Johns Hopkins Carey Business School Offers 50% Tuition Scholarship to Maryland's Class of 2026
Maryland's Class of 2026 qualifies for 50% off graduate tuition at Hopkins' Carey Business School, cutting the Finance program's $78,600 price tag to under $40,000.

The Finance master's program at Johns Hopkins Carey Business School runs $78,600 for a nine-month academic year. For Maryland's Class of 2026, that price just got cut in half.
Carey announced this past weekend that any student graduating from a Maryland college or university this spring, and admitted to one of its full-time specialized master's programs, will receive a 50% tuition scholarship automatically. Admission is the only condition: no separate scholarship application required.
The offer covers seven programs housed at Carey's Harbor East campus, including degrees in Business Analytics and Artificial Intelligence, Finance, Health Care Management, Information Systems and Artificial Intelligence for Business, Marketing, Real Estate and Infrastructure, and the newly introduced Master's in Management. The management degree is designed as a bridge between undergraduate studies and early-career employment, with a curriculum built around business acumen, artificial intelligence, communication, and teamwork.
Dean Alexander J. Triantis framed the initiative as a strategic investment in Maryland's workforce pipeline. "Maryland is home to some of the finest colleges and universities in the country, and the value of a degree from a Johns Hopkins school resonates around the world," Triantis said in a statement. "We're offering this opportunity so that the brightest minds studying in the state can continue their education here."

Outside observers called the scale of the discount unusual. Robert Kelchen, a higher education policy professor at the University of Tennessee, Knoxville, said "a uniform 50% off is quite unusual" and added that he was not aware of other programs offering discounts "at this magnitude."
The timing reflects the economic environment facing this year's graduates.
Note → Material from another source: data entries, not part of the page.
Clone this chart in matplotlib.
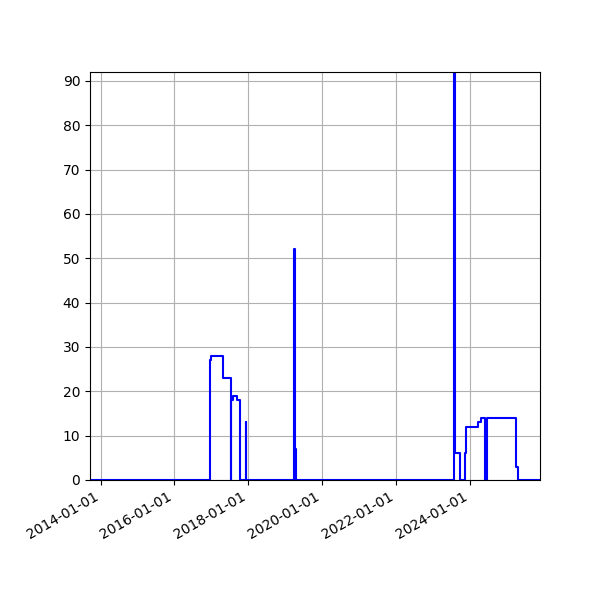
import matplotlib
matplotlib.use("Agg")
import matplotlib.pyplot as plt
import matplotlib.dates as mdates
from matplotlib.ticker import MultipleLocator
import numpy as np
import pandas as pd

dates = ["2013-09-17", "2016-12-17", "2016-12-24", "2017-04-22", "2017-07-10", "2017-07-18",
         "2017-08-05", "2017-09-13", "2017-10-10", "2017-12-05", "2017-12-09",
         "2019-03-27", "2019-04-12", "2019-04-22", "2023-08-02", "2023-08-13",
         "2023-09-27", "2023-11-14", "2023-11-28", "2024-03-25", "2024-04-20",
         "2024-05-27", "2024-06-16", "2025-04-08", "2025-04-26", "2025-11-27"]
values = [0, 27, 28, 23, 0, 18,
          19, 18, 0, 13, 0,
          52, 7, 0, 92, 6,
          0, 6, 12, 13, 14,
          0, 14, 3, 0, 0]

x = pd.to_datetime(dates)
y = np.array(values)

fig, ax = plt.subplots(figsize=(6, 6), dpi=100)
ax.plot(x, y, color="blue", drawstyle="steps-post", linewidth=1.5)
ax.set_xlim(x[0], x[-1])
ax.set_ylim(0, y.max())
ax.xaxis.set_major_locator(mdates.YearLocator(2))
ax.xaxis.set_major_formatter(mdates.DateFormatter("%Y-%m-%d"))
ax.yaxis.set_major_locator(MultipleLocator(10))
ax.grid(True)
fig.autofmt_xdate()
fig.subplots_adjust(left=0.15, right=0.9, top=0.88, bottom=0.2)
fig.savefig("out.png", dpi=100)
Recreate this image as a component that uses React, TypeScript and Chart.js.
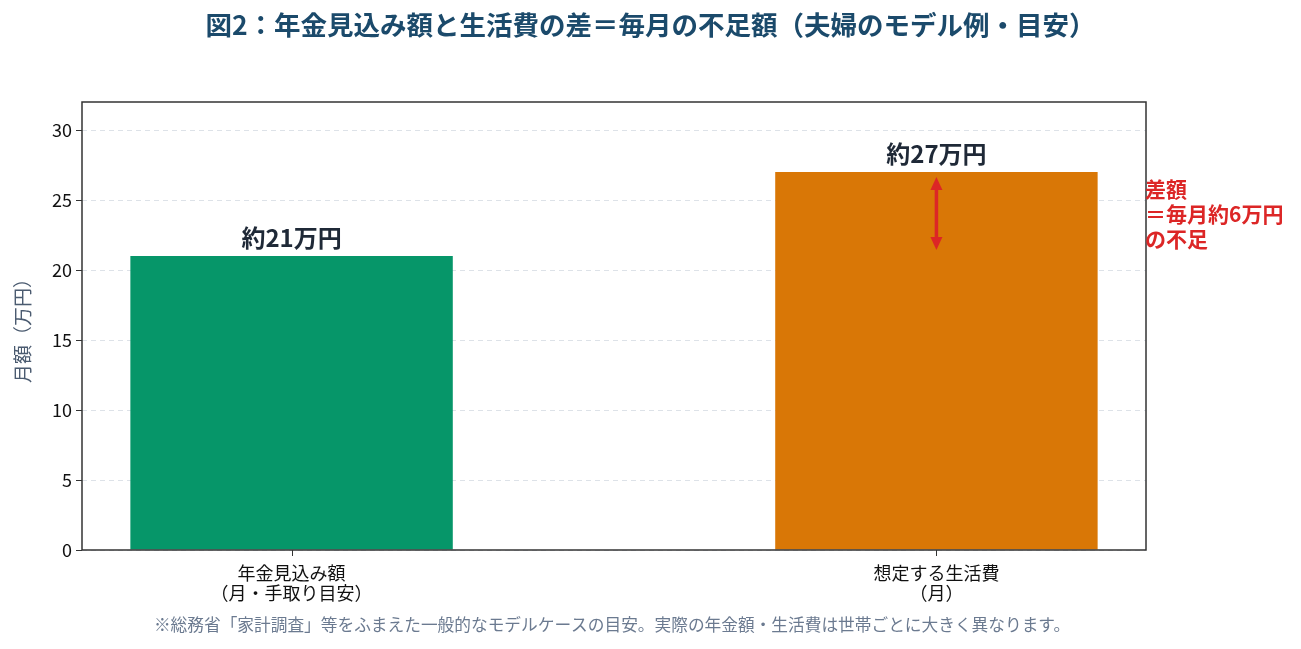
import React, { useEffect, useRef } from "react";
import { Chart, registerables } from "chart.js";

Chart.register(...registerables);

const categories: string[][] = [
  ["年金見込み額", "（月・手取り目安）"],
  ["想定する生活費", "（月）"],
];
const values: number[] = [21, 27];
const valueLabels: string[] = ["約21万円", "約27万円"];
const barColors: string[] = ["#069669", "#d97706"];
const yTicks: number[] = [0, 5, 10, 15, 20, 25, 30];
const titleText = "図2：年金見込み額と生活費の差＝毎月の不足額（夫婦のモデル例・目安）";
const yTitle = "月額（万円）";
const gapLines: string[] = ["差額", "＝毎月約6万円", "の不足"];
const footnote =
  "※総務省「家計調査」等をふまえた一般的なモデルケースの目安。実際の年金額・生活費は世帯ごとに大きく異なります。";

const FONT = "'Noto Sans CJK JP', 'Noto Sans', sans-serif";

const overlay = {
  id: "overlay",
  afterDraw(chart: any) {
    const { ctx, chartArea, scales } = chart;
    const xs = scales.x;
    const ys = scales.y;
    ctx.save();
    // frame
    ctx.strokeStyle = "#333333";
    ctx.lineWidth = 1.5;
    ctx.strokeRect(chartArea.left, chartArea.top, chartArea.right - chartArea.left, chartArea.bottom - chartArea.top);

    // x tick marks
    ctx.lineWidth = 1;
    categories.forEach((_, i) => {
      const x = Math.round(xs.getPixelForValue(i)) + 0.5;
      ctx.beginPath();
      ctx.moveTo(x, chartArea.bottom);
      ctx.lineTo(x, chartArea.bottom + 6);
      ctx.stroke();
    });

    // title
    ctx.fillStyle = "#1b4a6b";
    ctx.font = `bold 26.5px ${FONT}`;
    ctx.textAlign = "center";
    ctx.textBaseline = "middle";
    ctx.fillText(titleText, chart.width / 2, 17);

    // value labels
    ctx.fillStyle = "#1f2937";
    ctx.font = `bold 24px ${FONT}`;
    values.forEach((v, i) => {
      ctx.fillText(valueLabels[i], xs.getPixelForValue(i), ys.getPixelForValue(v) - 18);
    });

    // y title
    ctx.save();
    ctx.translate(15, (chartArea.top + chartArea.bottom) / 2);
    ctx.rotate(-Math.PI / 2);
    ctx.fillStyle = "#4b5b70";
    ctx.font = `19px ${FONT}`;
    ctx.fillText(yTitle, 0, 0);
    ctx.restore();

    // arrow
    const ax = xs.getPixelForValue(1);
    const yTop = ys.getPixelForValue(values[1]) + 5;
    const yBot = ys.getPixelForValue(values[0]) - 6;
    ctx.strokeStyle = "#dc2626";
    ctx.fillStyle = "#dc2626";
    ctx.lineWidth = 3.5;
    ctx.beginPath();
    ctx.moveTo(ax, yTop + 10);
    ctx.lineTo(ax, yBot - 10);
    ctx.stroke();
    ctx.beginPath();
    ctx.moveTo(ax, yTop);
    ctx.lineTo(ax - 6, yTop + 13);
    ctx.lineTo(ax + 6, yTop + 13);
    ctx.closePath();
    ctx.fill();
    ctx.beginPath();
    ctx.moveTo(ax, yBot);
    ctx.lineTo(ax - 6, yBot - 13);
    ctx.lineTo(ax + 6, yBot - 13);
    ctx.closePath();
    ctx.fill();

    // gap annotation
    ctx.font = `bold 21px ${FONT}`;
    ctx.textAlign = "left";
    const midY = ys.getPixelForValue((values[0] + values[1]) / 2);
    gapLines.forEach((t, i) => {
      ctx.fillText(t, chartArea.right - 1, midY + (i - 1) * 25);
    });

    // footnote
    ctx.fillStyle = "#6b7a90";
    ctx.font = `16.7px ${FONT}`;
    ctx.textAlign = "center";
    ctx.fillText(footnote, 604, 617);
    ctx.restore();
  },
};

export default function App() {
  const ref = useRef<HTMLCanvasElement | null>(null);
  useEffect(() => {
    if (!ref.current) return;
    const chart = new Chart(ref.current, {
      type: "bar",
      data: {
        datasets: [
          {
            data: values.map((v, i) => ({ x: i, y: v })),
            backgroundColor: barColors,
            borderWidth: 0,
            barPercentage: 0.5,
            categoryPercentage: 1,
          },
        ],
      },
      options: {
        animation: false,
        responsive: true,
        maintainAspectRatio: false,
        layout: { padding: { top: 94, right: 147, left: 0, bottom: 0 } },
        plugins: { legend: { display: false }, tooltip: { enabled: false }, title: { display: false } },
        scales: {
          x: {
            type: "linear",
            min: -0.325,
            max: 1.325,
            offset: false,
            afterBuildTicks: (s: any) => {
              s.ticks = categories.map((_, i) => ({ value: i }));
            },
            afterFit: (s: any) => {
              s.height = 91;
            },
            grid: { display: false, offset: false, drawOnChartArea: false, drawTicks: false },
            border: { display: false },
            ticks: {
              autoSkip: false,
              maxRotation: 0,
              padding: 13,
              color: "#111111",
              font: { family: FONT, size: 18, lineHeight: 1.1 },
              callback: (v: any) => categories[Math.round(Number(v))] ?? "",
            },
          },
          y: {
            min: 0,
            max: 32,
            afterBuildTicks: (s: any) => {
              s.ticks = yTicks.map((v) => ({ value: v }));
            },
            afterFit: (s: any) => {
              s.width = 74;
            },
            grid: {
              display: true,
              drawOnChartArea: true,
              drawTicks: false,
              color: "#dde2e8",
            },
            border: { display: false, dash: [5, 4] },
            ticks: {
              padding: 10,
              color: "#111111",
              font: { family: FONT, size: 18 },
            },
          },
        },
      },
      plugins: [
        {
          id: "ytickmarks",
          afterDraw(chart: any) {
            const { ctx, chartArea, scales } = chart;
            ctx.save();
            ctx.strokeStyle = "#333333";
            ctx.lineWidth = 1;
            yTicks.forEach((v) => {
              const y = Math.round(scales.y.getPixelForValue(v)) + 0.5;
              ctx.beginPath();
              ctx.moveTo(chartArea.left - 6, y);
              ctx.lineTo(chartArea.left, y);
              ctx.stroke();
            });
            ctx.restore();
          },
        },
        overlay,
      ],
    });
    return () => chart.destroy();
  }, []);
  return (
    <div style={{ width: 1285, height: 633, position: "relative" }}>
      <canvas ref={ref} />
    </div>
  );
}
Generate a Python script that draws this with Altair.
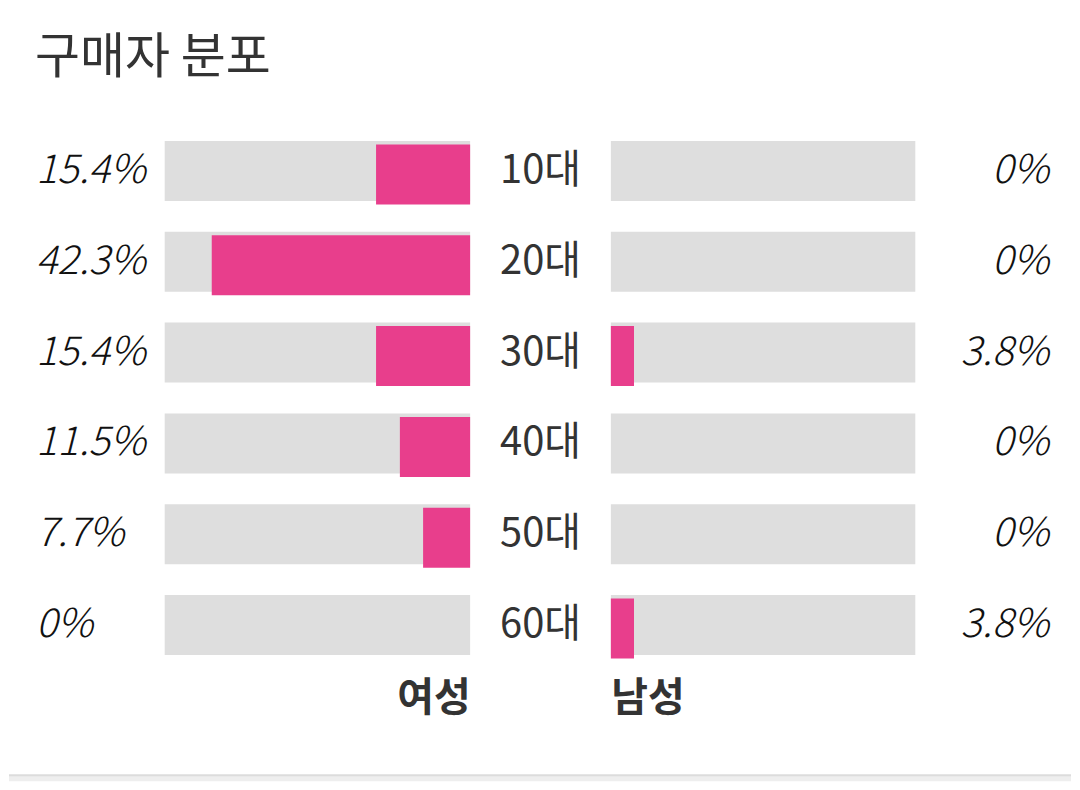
import altair as alt
import pandas as pd

# ---- data ----
ages = ["10대", "20대", "30대", "40대", "50대", "60대"]
female = [15.4, 42.3, 15.4, 11.5, 7.7, 0]
male = [0, 0, 3.8, 0, 0, 3.8]
max_pct = 50
title_text = "구매자 분포"
female_title = "여성"
male_title = "남성"


def fmt(v):
    return f"{v:g}%"


df = pd.DataFrame({
    "age": ages,
    "female": female,
    "male": male,
    "female_label": [fmt(v) for v in female],
    "male_label": [fmt(v) for v in male],
    "full": [max_pct] * len(ages),
})

FONT = "Noto Sans CJK KR"
PINK = "#E83E8C"
GREY = "#DEDEDE"
H = 546

yenc = alt.Y("age:N", sort=ages, axis=None,
             scale=alt.Scale(paddingInner=0.34, paddingOuter=0.17))

base = alt.Chart(df)

pct_style = dict(baseline="middle", font=FONT, fontSize=40, fontStyle="italic",
                 fontWeight=300, color="#111111")

left_labels = base.mark_text(align="left", **pct_style).encode(
    y=yenc, x=alt.value(27), text="female_label:N"
).properties(width=156, height=H)

right_labels = base.mark_text(align="right", **pct_style).encode(
    y=yenc, x=alt.value(134), text="male_label:N"
).properties(width=156, height=H)

age_labels = base.mark_text(align="center", baseline="middle", font=FONT,
                            fontSize=40, fontWeight=400, color="#333333").encode(
    y=yenc, x=alt.value(70.5), text="age:N"
).properties(width=141, height=H)


def side_panel(field, title, reverse, align, width):
    xscale = alt.Scale(domain=[0, max_pct], reverse=reverse)
    axis = alt.Axis(title=title, labels=False, ticks=False, domain=False, grid=False,
                    titleAnchor="start", titleAlign=align,
                    titleFontSize=40, titleFontWeight="bold", titleColor="#333333",
                    titleFont=FONT, titlePadding=8)
    bg = base.mark_bar(color=GREY).encode(
        y=yenc, x=alt.X("full:Q", scale=xscale, axis=axis)
    )
    fg = base.mark_bar(color=PINK, yOffset=3.5).encode(
        y=yenc, x=alt.X(f"{field}:Q", scale=xscale)
    )
    return alt.layer(bg, fg).properties(width=width, height=H)


female_panel = side_panel("female", female_title, True, "right", 306)
male_panel = side_panel("male", male_title, False, "left", 305)

row = alt.hconcat(left_labels, female_panel, age_labels, male_panel, right_labels,
                  spacing=0)

band = alt.Chart(pd.DataFrame({"a": [0]})).mark_rule(color="#dcdcdc", strokeWidth=2).encode(
    y=alt.value(0)
).properties(width=1064, height=6, view=alt.ViewBackground(fill="#eeeeee", stroke=None))

chart = alt.vconcat(row, band, spacing=56).properties(
    title=alt.TitleParams(title_text, anchor="start", dx=27, fontSize=49, font=FONT,
                          fontWeight="normal", color="#333333", offset=43),
    padding={"top": 25, "left": 0, "right": 0, "bottom": 0},
    background="white",
).configure_view(stroke=None)

chart.save("out.html", embed_options={"renderer": "svg", "actions": False})
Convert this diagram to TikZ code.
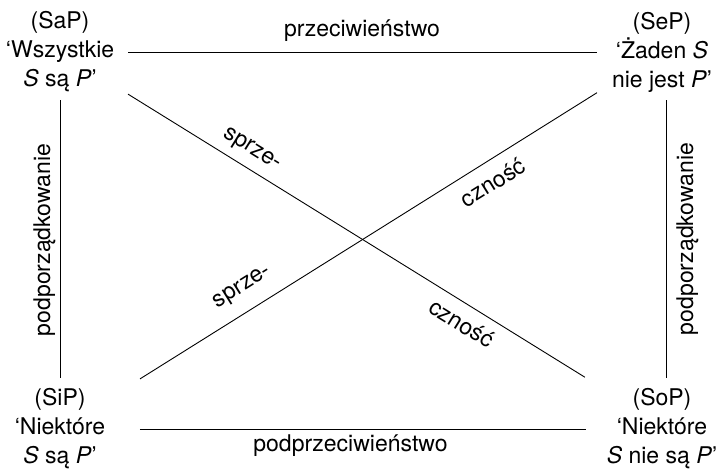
\documentclass[tikz,border=0pt]{standalone}
\usepackage{fontspec}
\setmainfont{TeX Gyre Heros}
\begin{document}
\begin{tikzpicture}[x=1pt,y=1pt,
  corner/.style={align=center, inner sep=0pt, font=\fontsize{23}{29}\selectfont},
  lbl/.style={font=\fontsize{23}{29}\selectfont, inner sep=0pt},
  conn/.style={line width=0.9pt}]
\useasboundingbox (0,0) rectangle (724,472);
\node[corner] (SaP) at (60,420) {(SaP)\\‘Wszystkie\\\textit{S} są \textit{P}’};
\node[corner] (SeP) at (662,420) {(SeP)\\‘Żaden \textit{S}\\nie jest \textit{P}’};
\node[corner] (SiP) at (60,43) {(SiP)\\‘Niektóre\\\textit{S} są \textit{P}’};
\node[corner] (SoP) at (662,43) {(SoP)\\‘Niektóre\\\textit{S} nie są \textit{P}’};
% top and bottom
\draw[conn, shorten <=13.7pt, shorten >=15pt] (SaP) -- (SeP);
\draw[conn, shorten <=34.6pt, shorten >=21pt] (SiP) -- (SoP);
\node[lbl, anchor=base] (prz) at (362,435) {przeciwieństwo};
\node[lbl, anchor=base] (podprz) at (350.5,20) {podprzeciwieństwo};
% verticals
\draw[conn, shorten <=8pt, shorten >=11pt] (SaP.south) -- (SiP.north);
\draw[conn, shorten <=8pt, shorten >=11pt] ([xshift=4pt]SeP.south) -- ([xshift=4pt]SoP.north);
\node[lbl, rotate=90, anchor=base] (podpL) at (50,232) {podporządkowanie};
\node[lbl, rotate=90, anchor=base] (podpR) at (693,233) {podporządkowanie};
% diagonals
\draw[conn, shorten <=80pt, shorten >=90.7pt] (SaP.center) -- ([yshift=4pt]SoP.center)
  node[lbl, sloped, pos=0.303, yshift=17.8pt] (s1) {sprze-}
  node[lbl, sloped, pos=0.684, yshift=-18.7pt] (c1) {czność};
\draw[conn, shorten <=76.7pt, shorten >=94.4pt] (SeP.center) -- (SiP.center)
  node[lbl, sloped, pos=0.299, yshift=-20.5pt] (c2) {czność}
  node[lbl, sloped, pos=0.676, yshift=22.4pt] (s2) {sprze-};
\end{tikzpicture}
\end{document}
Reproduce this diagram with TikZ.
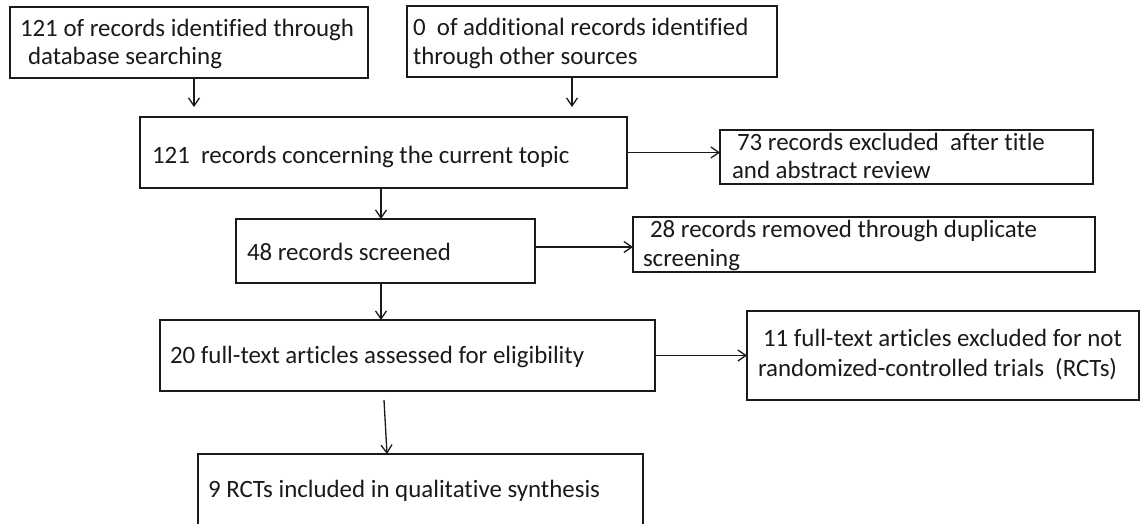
\documentclass[tikz,border=0pt]{standalone}
\usepackage{fontspec}
\setmainfont{Carlito}[Ligatures=NoCommon]
\usetikzlibrary{arrows.meta}
\definecolor{ink}{HTML}{1A1A1A}
\begin{document}
\begin{tikzpicture}[x=1pt,y=-1pt,
  box/.style={draw=ink, line width=1.5pt, rectangle, inner sep=0pt, outer sep=0pt},
  txt/.style={inner sep=0pt, outer sep=0pt, anchor=base west, text=ink, font=\fontsize{24.9}{29}\selectfont},
  arr/.style={draw=ink, line width=1.3pt, -{Straight Barb[length=8pt,width=11pt,line width=1.3pt]}}]
\useasboundingbox (0,0) rectangle (1140,523);
\clip (0,0) rectangle (1140,523);
\fill[white] (0,0) rectangle (1140,523);
% boxes
\node[box, minimum width=358pt, minimum height=71pt] (A) at (189,42.5) {};
\node[box, minimum width=370pt, minimum height=71pt] (B) at (592,41.5) {};
\node[box, minimum width=487pt, minimum height=71pt] (C) at (383.5,152.5) {};
\node[box, minimum width=373pt, minimum height=54pt] (D) at (906.5,157) {};
\node[box, minimum width=299pt, minimum height=64pt] (S) at (385.5,251) {};
\node[box, minimum width=462pt, minimum height=55pt] (R) at (864,244.5) {};
\node[box, minimum width=495pt, minimum height=71pt] (E) at (407.5,355.5) {};
\node[box, minimum width=392pt, minimum height=89pt] (X) at (943,355.5) {};
\node[box, minimum width=445pt, minimum height=106pt] (F) at (420.5,507) {};
% texts
\node[txt] (A1) at (20,36) {121 of records identified through};
\node[txt] (A2) at (28,64) {database searching};
\node[txt] (B1) at (413,35) {0\ \ of additional records identified};
\node[txt] (B2) at (413,64) {through other sources};
\node[txt] (C1) at (152,163) {121\ \ records concerning the current topic};
\node[txt] (D1) at (737,150) {73 records excluded\ \ after title};
\node[txt] (D2) at (732,178) {and abstract review};
\node[txt] (S1) at (247,260) {48 records screened};
\node[txt] (R1) at (650,237) {28 records removed through duplicate};
\node[txt] (R2) at (643,266) {screening};
\node[txt] (E1) at (170,363) {20 full-text articles assessed for eligibility};
\node[txt] (X1) at (763,346) {11 full-text articles excluded for not};
\node[txt] (X2) at (758,376) {randomized-controlled trials\ \ (RCTs)};
\node[txt] (F1) at (208,497) {9 RCTs included in qualitative synthesis};
% connectors
\draw[arr, shorten >=10pt] ([xshift=5pt]A.south) -- ([xshift=5pt]A.south |- C.north);
\draw[arr, shorten >=10pt] ([xshift=-20pt]B.south) -- ([xshift=-20pt]B.south |- C.north);
\draw[arr] (C.east) -- (C.east -| D.west);
\draw[arr] ([xshift=-2.5pt]C.south) -- ([xshift=-2.5pt]C.south |- S.north);
\draw[arr] ([yshift=4pt]S.east) -- ([yshift=4pt]S.east -| R.west);
\draw[arr] ([xshift=-4.5pt]S.south) -- ([xshift=-4.5pt]S.south |- E.north);
\draw[arr] (E.east) -- (E.east -| X.west);
\draw[arr] ([shift={(-23.5pt,-9pt)}]E.south) -- ([xshift=-33.5pt]F.north);
\end{tikzpicture}
\end{document}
Carey cited weak hiring growth and a difficult entry-level job market as part of its rationale for the initiative, positioning the specialized master's programs as an affordable credential for graduates who might otherwise struggle to land meaningful full-time work. The school's programs typically run between $50,000 and $71,000; the scholarship halves that exposure for every eligible admit.
The scholarship is strictly limited to the Class of 2026 and does not extend to part-time tracks, MBA programs, or graduates of out-of-state institutions. Carey enrolled 2,478 graduate students in business, management, marketing, and related fields in 2024, the most recent year for which federal data is available. Program-specific eligibility details, covered degrees, and application deadlines are available through Carey's admissions office.